Europe deserves its Nobel

The award is in recognition of a continent’s journey from wilful self-destruction to a state where war cannot be imagined The Schuman Plan tied together France’s steel industry and Germany’s coke and coal supplies The transformation of Europe is deep and abiding and can sustain itself without the U.S.

October 25, 2012 01:43 am | Updated 01:43 am IST

The European Union’s receipt of the Nobel Peace Prize has occasioned much scornful laughter, some of it deserved. Yes, there are undoubtedly other worthy laureates, such as Malala Yousafzai, the young and courageous Pakistani peace activist shot this week by the Pakistani Taliban. But it is worth reflecting for a moment on the underlying logic of this award, and making a clear distinction between the grand European project on the one hand, and its troubled outgrowth, the Eurozone, on the other.

Tony Judt’s brilliant history of the continent, Postwar: A History of Europe Since 1945 , quotes Hegel’s wistful aphorism that “world history is not the soil in which happiness grows. Periods of happiness are empty pages in it”. The European Union has won the Nobel Prize for a simple reason: its post-war chapters are mostly composed of empty, happy years — relative to the preceding centuries of cyclical war and cataclysm.

It may be difficult for newer generations to understand this, but there was simply no guarantee that the continent would come to see prosperity and peace after 1945. It had suffered unimaginable ethnic cleansing, some of which was prosecuted by the victorious allies themselves. Western Europe itself was in tatters. Germany had 20 million people homeless. In France, vigilante groups would slaughter 10,000 people accused of collaborating with Nazis. Between 1945 and 1949, a majority of Germans held the opinion that “Nazism was a good idea, badly applied”. Hunger was widespread, and worsened by the vicious winter of 1947. There was no assurance that wartime resistance groups would disarm willingly. As the German joke went, “Enjoy the war, the peace will be terrible”. And it was terrible — but then, more quickly than almost anyone could have imagined, it was not.

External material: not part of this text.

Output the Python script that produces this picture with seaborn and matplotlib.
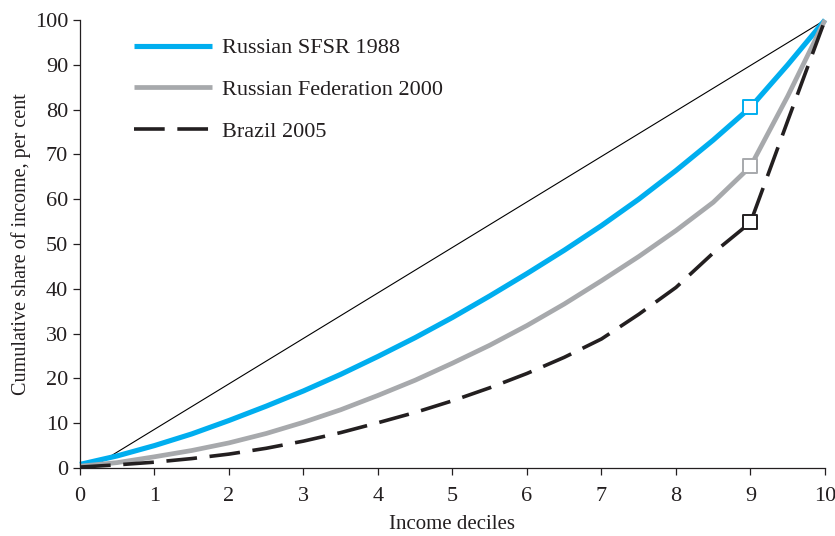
import matplotlib
matplotlib.use("Agg")
import matplotlib.pyplot as plt
from matplotlib.lines import Line2D
import seaborn as sns
import pandas as pd

# Cumulative income share by half-decile of the population (per cent)
population = [0, 0.5, 1, 1.5, 2, 2.5, 3, 3.5, 4, 4.5, 5,
              5.5, 6, 6.5, 7, 7.5, 8, 8.5, 9, 9.5, 10]
rsfsr_1988 = [0.8, 2.7, 5.0, 7.6, 10.6, 13.8, 17.2, 20.9, 24.9, 29.1, 33.6,
              38.4, 43.4, 48.6, 54.1, 60.0, 66.4, 73.2, 80.5, 90.0, 100]
russia_2000 = [0.4, 1.2, 2.5, 3.9, 5.6, 7.7, 10.2, 13.0, 16.2, 19.6, 23.4,
               27.4, 31.8, 36.6, 41.8, 47.2, 53.0, 59.3, 67.3, 83.0, 100]
brazil_2005 = [0.2, 0.7, 1.3, 2.1, 3.1, 4.4, 6.0, 7.9, 10.1, 12.4, 15.0,
               17.9, 21.1, 24.7, 28.8, 34.3, 40.3, 48.0, 54.8, 77.5, 100]

series_names = ["Russian SFSR 1988", "Russian Federation 2000", "Brazil 2005"]
series_values = [rsfsr_1988, russia_2000, brazil_2005]
series_colors = ["#00AEEF", "#A7A9AC", "#231F20"]
series_widths = [3.7, 3.4, 2.6]

# Line of perfect equality
equality_x = [0.15, 10]
equality_y = [0, 100]

# Highlighted decile (threshold of the richest tenth)
marker_decile = 9

x_ticks = list(range(0, 11))
y_ticks = list(range(0, 101, 10))

sns.set_theme(style="ticks")
plt.rcParams["font.family"] = ["Liberation Serif", "DejaVu Serif"]
ink = "#231F20"

fig = plt.figure(figsize=(8.35, 5.36), dpi=100)
ax = fig.add_axes([0.0958, 0.1269, 0.8922, 0.8358])

sns.lineplot(x=equality_x, y=equality_y, ax=ax, color="black", linewidth=0.8)

for name, vals, col, lw in zip(series_names, series_values, series_colors, series_widths):
    df = pd.DataFrame({"population": population, "share": vals})
    sns.lineplot(data=df, x="population", y="share", ax=ax, color=col,
                 linewidth=lw, clip_on=False)
    line = ax.lines[-1]
    line.set_solid_capstyle("butt")
    line.set_solid_joinstyle("round")
    if name == "Brazil 2005":
        line.set_dashes((8.5, 3.5))

idx = population.index(marker_decile)
for vals, col in zip(series_values, series_colors):
    sns.scatterplot(x=[population[idx]], y=[vals[idx]], ax=ax, marker="s", s=110,
                    color="white", edgecolor=col, linewidth=1.4, zorder=5,
                    clip_on=False)

ax.set_xlim(0, 10)
ax.set_ylim(0, 100)
ax.set_xticks(x_ticks)
ax.set_yticks(y_ticks)
ax.tick_params(direction="out", length=5, width=0.9, labelsize=16, colors=ink)
ax.tick_params(axis="x", pad=8.5)
ax.tick_params(axis="y", pad=3.5)
for side in ["left", "bottom"]:
    ax.spines[side].set_linewidth(0.9)
    ax.spines[side].set_color(ink)
sns.despine(ax=ax)

ax.set_xlabel("Income deciles", fontsize=15, color=ink, labelpad=7)
ax.set_ylabel("Cumulative share of income, per cent", fontsize=14.5, color=ink,
              labelpad=3)

handles = [
    Line2D([], [], color=series_colors[0], linewidth=series_widths[0], solid_capstyle="butt"),
    Line2D([], [], color=series_colors[1], linewidth=series_widths[1], solid_capstyle="butt"),
    Line2D([], [], color=series_colors[2], linewidth=series_widths[2], dashes=(8.5, 3.5)),
]
ax.legend(handles, series_names, loc="upper left", bbox_to_anchor=(0.057, 0.985),
          frameon=False, fontsize=16, handlelength=3.55, handletextpad=0.42,
          labelspacing=0.95, borderpad=0, labelcolor=ink)

fig.savefig("out.png", dpi=100)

It might be argued that, from such an enfeebled position, Europe would likely have grown rapidly anyway. But it might also have torn itself apart before it got anywhere.

Against these uncertainties, the Schuman Plan, which tied together France’s steel industry and Germany’s coke and coal supplies in a resource cartel, and became the foundation of later European integration, was a key moment. It was an ingenious way of calming bitter Franco-German distrust, and it worked spectacularly. There had been customs unions in Europe as early as the 19th century, but this was something else altogether. By 1954, France had dropped its bitter opposition to West German rearmament — a remarkable turnaround, scarcely a decade after the Nazi occupation.

The critics argue that Europe is undeserving of these plaudits because the United States played the crucial role. To some extent, this is true. The French would never have tolerated an armed West German state were it not for the protection of NATO, formed in 1949 with American military power at its core. As Lord Ismay famously noted that year, the point of NATO was “to keep the Russians out, the Americans in, and the Germans down”.

The Alliance may have frayed in recent years, in Afghanistan and Libya, but it succeeded eminently in all three of those core objectives, and could not have done so without U.S. troops, tanks and nuclear weapons sprawled across Europe’s previously war-torn territory. At its peak, the U.S. stationed 277,342 in Europe — more than double the peak numbers in Afghanistan.

American cash was also important. By 1952, when the Marshall Plan finished, the U.S. had spent $13 billion on assistance to Europe, far outstripping all its previous aid spending combined. In current terms, Marshall spending would amount to over $100 billion. All this allowed the sheltered Europeans to build up welfare states, which helped dampen the extreme populist movements that plagued the first half of the century.

And yet, none of this negates Europe’s own hand in the process. After all, the United States also kept a major presence in Asia but, there, wounds did not heal as they did in Europe. Compare the pairing of France and Germany, where war is now utterly unimaginable, with South Korea and Japan, two rivals that still view one other with considerable suspicion. Only two months ago, Japan angrily condemned South Korea’s “illegal occupation” of islets in the Sea of Japan.

France and Germany squabble over economic issues, but neither harbours such grievances or suspicion. European fear of Germany’s military power is confined to football chants and now politically incorrect British comedy.

Even as American forces trickle out of the continent to turn their attention to the Pacific, this condition prevails. The transformation of Europe is deep and abiding. Europe could not have achieved peace without the U.S., but the European Union — and its institutional predecessors — still did much of the heavy lifting.

Europe’s peace was an admittedly ugly one. It accommodated fascists, in Spain and Portugal; allowed colonial atrocities, in places like Kenya and Algeria; and struggled to deal with mass ethnic violence on its doorstep, in Yugoslavia. But, in the final instance, the core members of the European project never went to war to settle their differences, and have now arrived at a point where war is unthinkable. That is a stark exception in world history, and a feat that vanishingly few groups of countries can claim to have achieved.